Reproduce exactly only the lines from the line that holds "Rebuild this chart" to the line that holds "x = [21, 22, 23, 24, 25, 26, 27, 28, 29]", inclusive, in the listing below, and please leave out every picture.
>>>
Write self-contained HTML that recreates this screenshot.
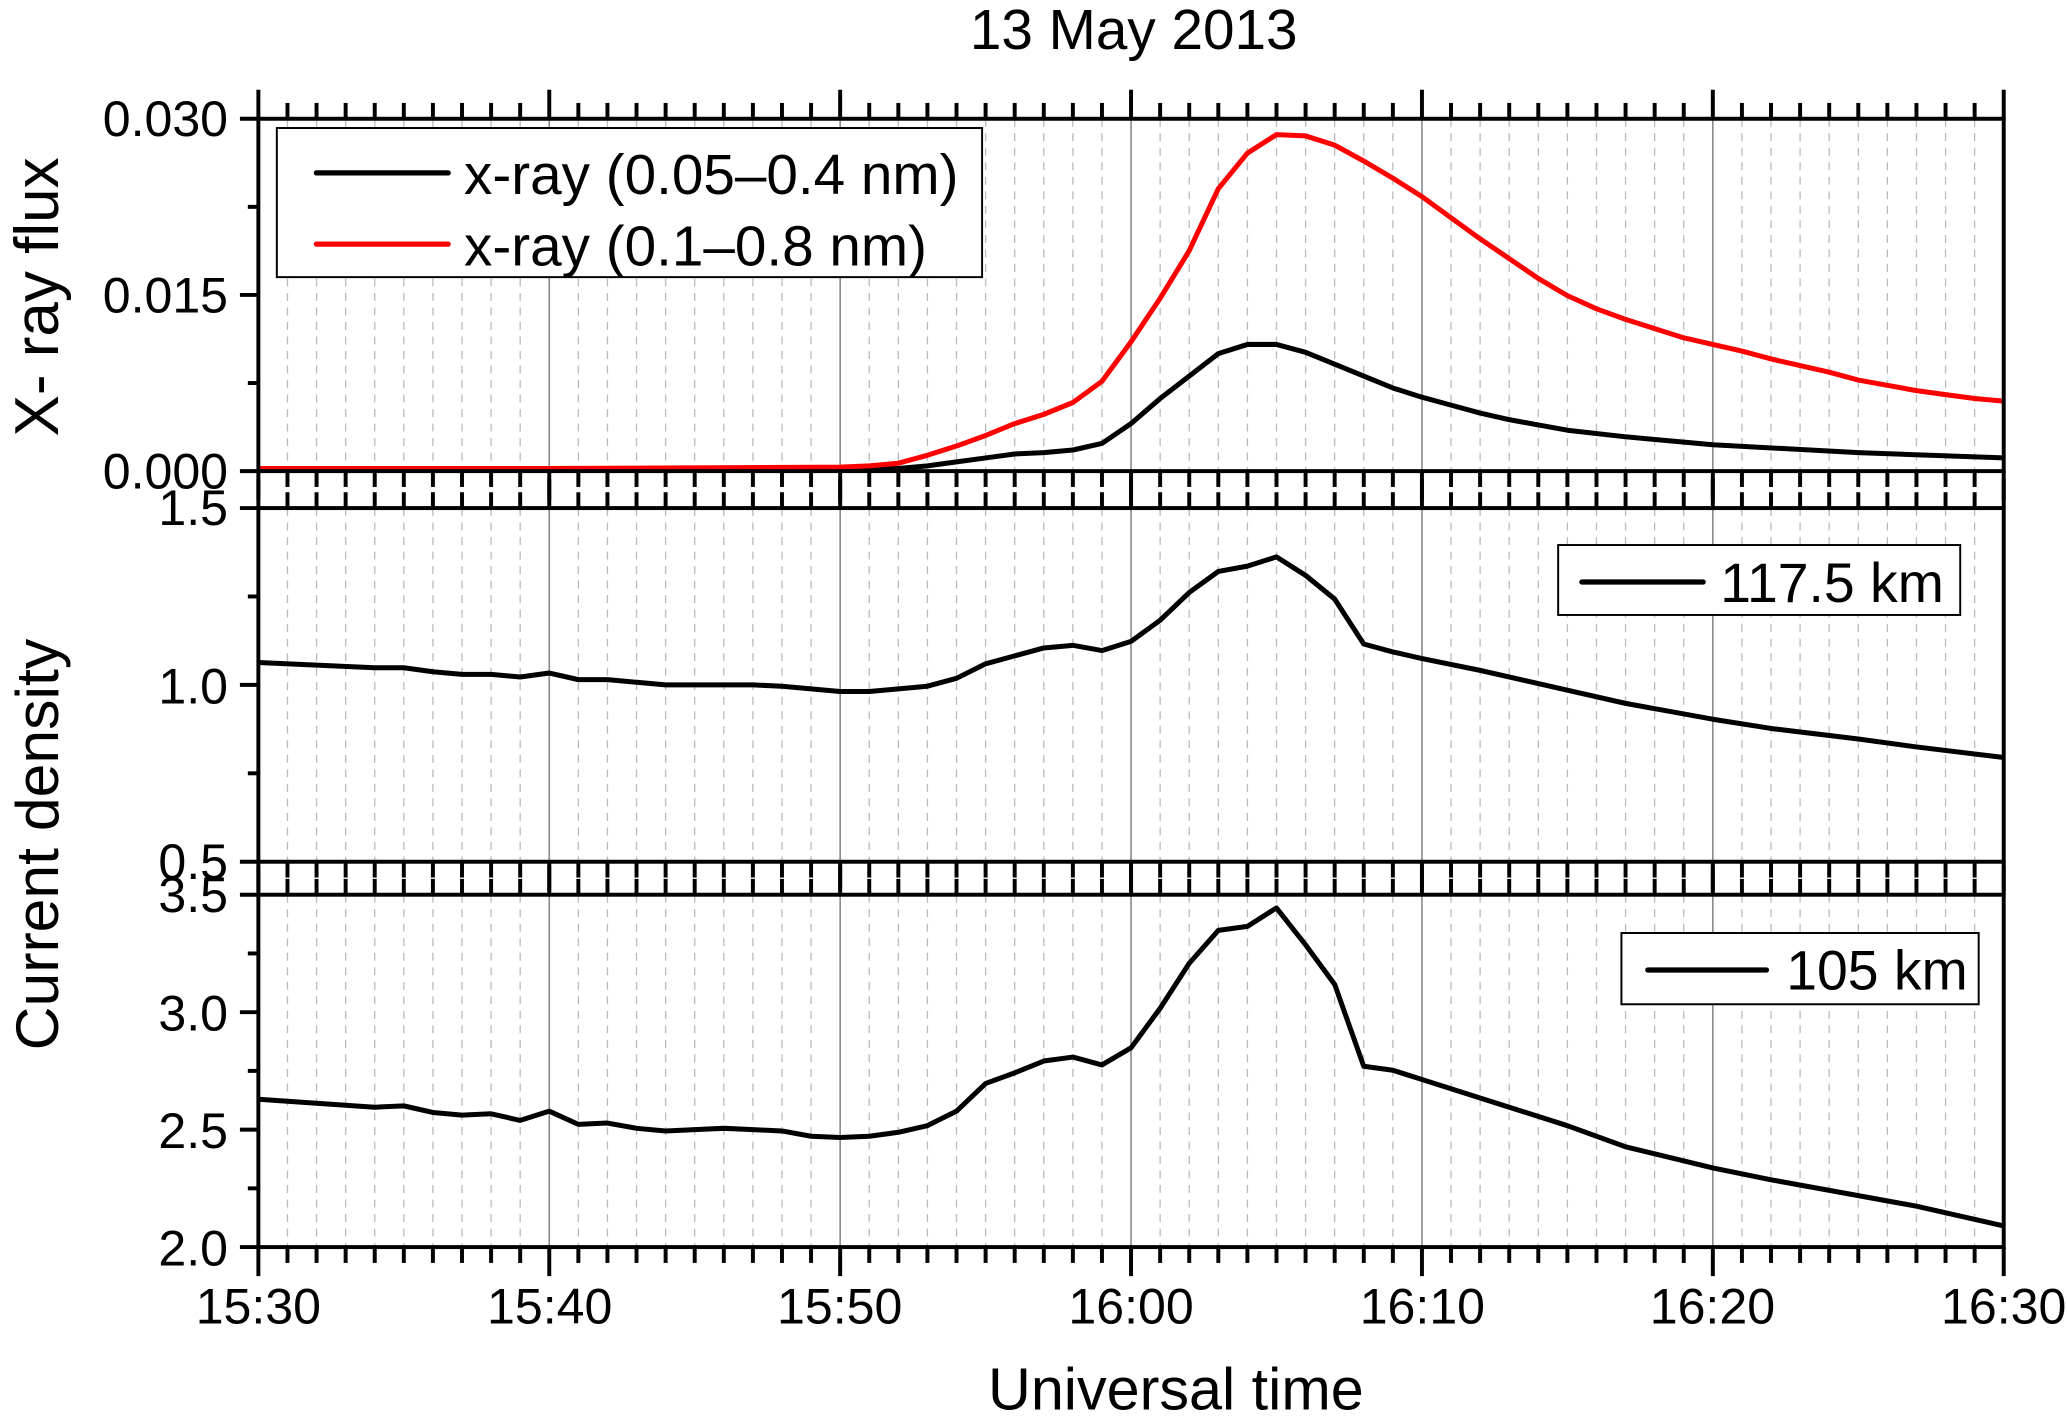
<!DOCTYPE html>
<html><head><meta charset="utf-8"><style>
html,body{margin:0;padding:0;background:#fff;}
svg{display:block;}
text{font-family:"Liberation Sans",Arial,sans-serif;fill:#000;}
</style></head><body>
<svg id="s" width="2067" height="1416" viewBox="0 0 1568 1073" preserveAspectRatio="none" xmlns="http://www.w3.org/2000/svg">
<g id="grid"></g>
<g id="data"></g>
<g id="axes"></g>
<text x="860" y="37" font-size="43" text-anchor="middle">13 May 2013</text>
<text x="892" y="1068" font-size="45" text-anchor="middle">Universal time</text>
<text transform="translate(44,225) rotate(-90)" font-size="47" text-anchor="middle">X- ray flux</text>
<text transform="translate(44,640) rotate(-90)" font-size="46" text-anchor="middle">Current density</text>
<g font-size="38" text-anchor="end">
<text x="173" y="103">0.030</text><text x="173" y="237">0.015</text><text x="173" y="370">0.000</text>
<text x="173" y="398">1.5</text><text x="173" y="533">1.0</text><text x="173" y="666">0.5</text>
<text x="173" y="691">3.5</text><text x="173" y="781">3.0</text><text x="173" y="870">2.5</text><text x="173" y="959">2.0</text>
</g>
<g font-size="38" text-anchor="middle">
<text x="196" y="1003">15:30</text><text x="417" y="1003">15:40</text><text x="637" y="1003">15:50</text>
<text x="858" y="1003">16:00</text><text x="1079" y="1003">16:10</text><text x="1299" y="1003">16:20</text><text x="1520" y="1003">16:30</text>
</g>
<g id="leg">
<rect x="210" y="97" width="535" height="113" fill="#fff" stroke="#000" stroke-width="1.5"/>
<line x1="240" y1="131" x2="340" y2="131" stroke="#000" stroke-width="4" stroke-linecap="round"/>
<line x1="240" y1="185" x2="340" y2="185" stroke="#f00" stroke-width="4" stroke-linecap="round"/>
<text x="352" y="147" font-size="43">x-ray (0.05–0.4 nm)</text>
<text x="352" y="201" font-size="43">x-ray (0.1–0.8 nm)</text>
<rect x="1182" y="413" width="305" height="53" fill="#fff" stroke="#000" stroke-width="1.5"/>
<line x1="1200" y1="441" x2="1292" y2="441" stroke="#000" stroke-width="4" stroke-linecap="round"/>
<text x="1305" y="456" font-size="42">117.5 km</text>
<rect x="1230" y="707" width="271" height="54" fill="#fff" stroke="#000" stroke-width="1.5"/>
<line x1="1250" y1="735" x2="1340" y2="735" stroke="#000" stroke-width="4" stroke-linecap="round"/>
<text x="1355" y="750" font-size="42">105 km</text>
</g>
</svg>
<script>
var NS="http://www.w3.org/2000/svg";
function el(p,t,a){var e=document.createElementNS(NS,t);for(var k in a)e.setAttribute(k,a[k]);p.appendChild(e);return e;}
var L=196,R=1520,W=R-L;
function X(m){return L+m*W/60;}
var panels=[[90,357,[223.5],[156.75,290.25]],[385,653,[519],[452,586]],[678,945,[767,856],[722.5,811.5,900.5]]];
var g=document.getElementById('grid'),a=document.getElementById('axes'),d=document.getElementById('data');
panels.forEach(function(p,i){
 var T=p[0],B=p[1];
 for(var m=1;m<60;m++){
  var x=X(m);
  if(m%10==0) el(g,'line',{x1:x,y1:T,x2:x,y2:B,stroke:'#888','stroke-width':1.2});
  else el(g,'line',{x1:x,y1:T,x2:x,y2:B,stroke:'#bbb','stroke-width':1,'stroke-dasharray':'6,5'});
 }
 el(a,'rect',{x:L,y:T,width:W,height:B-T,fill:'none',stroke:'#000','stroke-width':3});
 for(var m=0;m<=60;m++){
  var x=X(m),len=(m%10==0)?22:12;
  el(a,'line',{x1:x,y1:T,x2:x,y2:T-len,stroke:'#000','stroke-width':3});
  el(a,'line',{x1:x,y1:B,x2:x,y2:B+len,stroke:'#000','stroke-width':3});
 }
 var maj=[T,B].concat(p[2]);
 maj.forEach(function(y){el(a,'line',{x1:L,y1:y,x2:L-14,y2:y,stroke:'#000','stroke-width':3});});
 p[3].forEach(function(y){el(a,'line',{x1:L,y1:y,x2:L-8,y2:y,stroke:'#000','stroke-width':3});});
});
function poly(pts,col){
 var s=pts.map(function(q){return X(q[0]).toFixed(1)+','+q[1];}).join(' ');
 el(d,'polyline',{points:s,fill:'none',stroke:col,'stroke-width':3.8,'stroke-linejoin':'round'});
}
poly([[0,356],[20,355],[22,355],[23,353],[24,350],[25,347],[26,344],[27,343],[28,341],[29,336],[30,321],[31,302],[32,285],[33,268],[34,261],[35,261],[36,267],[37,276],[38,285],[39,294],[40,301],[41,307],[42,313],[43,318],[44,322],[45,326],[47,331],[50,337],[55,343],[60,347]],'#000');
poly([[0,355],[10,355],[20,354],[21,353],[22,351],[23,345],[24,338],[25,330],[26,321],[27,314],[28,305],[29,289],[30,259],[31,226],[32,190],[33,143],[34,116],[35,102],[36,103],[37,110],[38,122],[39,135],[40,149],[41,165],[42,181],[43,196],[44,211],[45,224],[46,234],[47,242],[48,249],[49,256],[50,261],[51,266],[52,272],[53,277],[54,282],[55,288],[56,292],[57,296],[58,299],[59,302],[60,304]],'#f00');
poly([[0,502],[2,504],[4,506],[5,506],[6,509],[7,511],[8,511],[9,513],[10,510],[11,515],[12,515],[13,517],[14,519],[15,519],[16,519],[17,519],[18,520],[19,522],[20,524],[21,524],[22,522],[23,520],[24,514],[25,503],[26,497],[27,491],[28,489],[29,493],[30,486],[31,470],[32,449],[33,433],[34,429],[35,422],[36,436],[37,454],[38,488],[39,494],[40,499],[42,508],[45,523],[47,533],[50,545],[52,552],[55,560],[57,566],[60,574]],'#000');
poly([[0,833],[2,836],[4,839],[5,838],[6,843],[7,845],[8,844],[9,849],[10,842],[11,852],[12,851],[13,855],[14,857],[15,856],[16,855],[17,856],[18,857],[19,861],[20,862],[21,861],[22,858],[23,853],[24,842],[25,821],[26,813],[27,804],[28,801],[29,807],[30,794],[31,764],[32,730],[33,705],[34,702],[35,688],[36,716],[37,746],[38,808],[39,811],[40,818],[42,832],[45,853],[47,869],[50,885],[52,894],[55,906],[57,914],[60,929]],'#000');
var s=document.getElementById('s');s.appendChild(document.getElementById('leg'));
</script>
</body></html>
<<<
>>>
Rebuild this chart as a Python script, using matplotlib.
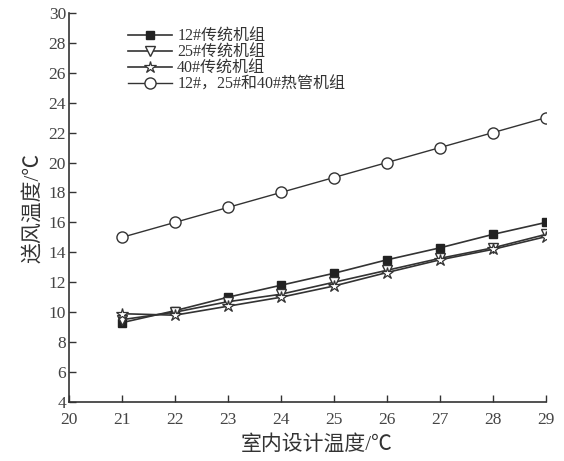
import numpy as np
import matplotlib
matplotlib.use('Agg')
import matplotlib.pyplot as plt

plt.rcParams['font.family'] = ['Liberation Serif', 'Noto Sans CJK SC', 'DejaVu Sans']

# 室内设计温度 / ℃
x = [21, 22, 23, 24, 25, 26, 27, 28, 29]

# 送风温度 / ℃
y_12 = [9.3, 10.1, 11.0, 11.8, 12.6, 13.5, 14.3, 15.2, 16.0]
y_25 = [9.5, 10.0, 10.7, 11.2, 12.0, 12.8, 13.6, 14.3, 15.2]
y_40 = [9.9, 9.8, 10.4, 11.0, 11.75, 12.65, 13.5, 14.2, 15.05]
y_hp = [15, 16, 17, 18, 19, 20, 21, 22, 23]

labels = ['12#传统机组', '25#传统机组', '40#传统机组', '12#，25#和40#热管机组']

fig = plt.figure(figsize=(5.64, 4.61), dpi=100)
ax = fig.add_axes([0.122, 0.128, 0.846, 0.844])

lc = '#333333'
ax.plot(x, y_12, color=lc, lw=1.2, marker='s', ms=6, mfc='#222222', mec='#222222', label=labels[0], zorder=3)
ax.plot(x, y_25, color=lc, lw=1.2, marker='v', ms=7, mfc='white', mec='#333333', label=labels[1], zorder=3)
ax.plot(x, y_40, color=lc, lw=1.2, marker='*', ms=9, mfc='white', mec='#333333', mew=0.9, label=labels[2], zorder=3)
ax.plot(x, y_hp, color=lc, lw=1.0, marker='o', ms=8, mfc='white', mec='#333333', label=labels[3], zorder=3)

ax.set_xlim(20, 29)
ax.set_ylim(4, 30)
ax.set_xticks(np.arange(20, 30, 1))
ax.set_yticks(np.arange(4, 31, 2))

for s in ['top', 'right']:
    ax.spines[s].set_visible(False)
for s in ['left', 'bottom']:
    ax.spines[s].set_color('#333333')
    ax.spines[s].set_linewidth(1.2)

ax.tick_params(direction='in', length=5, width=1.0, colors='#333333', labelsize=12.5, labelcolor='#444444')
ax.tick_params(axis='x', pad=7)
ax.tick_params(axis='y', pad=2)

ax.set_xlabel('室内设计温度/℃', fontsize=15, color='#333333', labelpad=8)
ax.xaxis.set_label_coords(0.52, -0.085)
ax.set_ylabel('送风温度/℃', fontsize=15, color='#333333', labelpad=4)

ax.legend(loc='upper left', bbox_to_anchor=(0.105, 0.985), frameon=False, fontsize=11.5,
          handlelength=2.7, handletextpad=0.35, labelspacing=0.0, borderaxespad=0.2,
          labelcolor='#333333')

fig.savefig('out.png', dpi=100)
<<<
- [SOLUTION FOR THIS PROBLEM]
Rebuild this chart as a Python script, using matplotlib.
import numpy as np
import matplotlib
matplotlib.use('Agg')
import matplotlib.pyplot as plt

plt.rcParams['font.family'] = ['Liberation Serif', 'Noto Sans CJK SC', 'DejaVu Sans']

# 室内设计温度 / ℃
x = [21, 22, 23, 24, 25, 26, 27, 28, 29]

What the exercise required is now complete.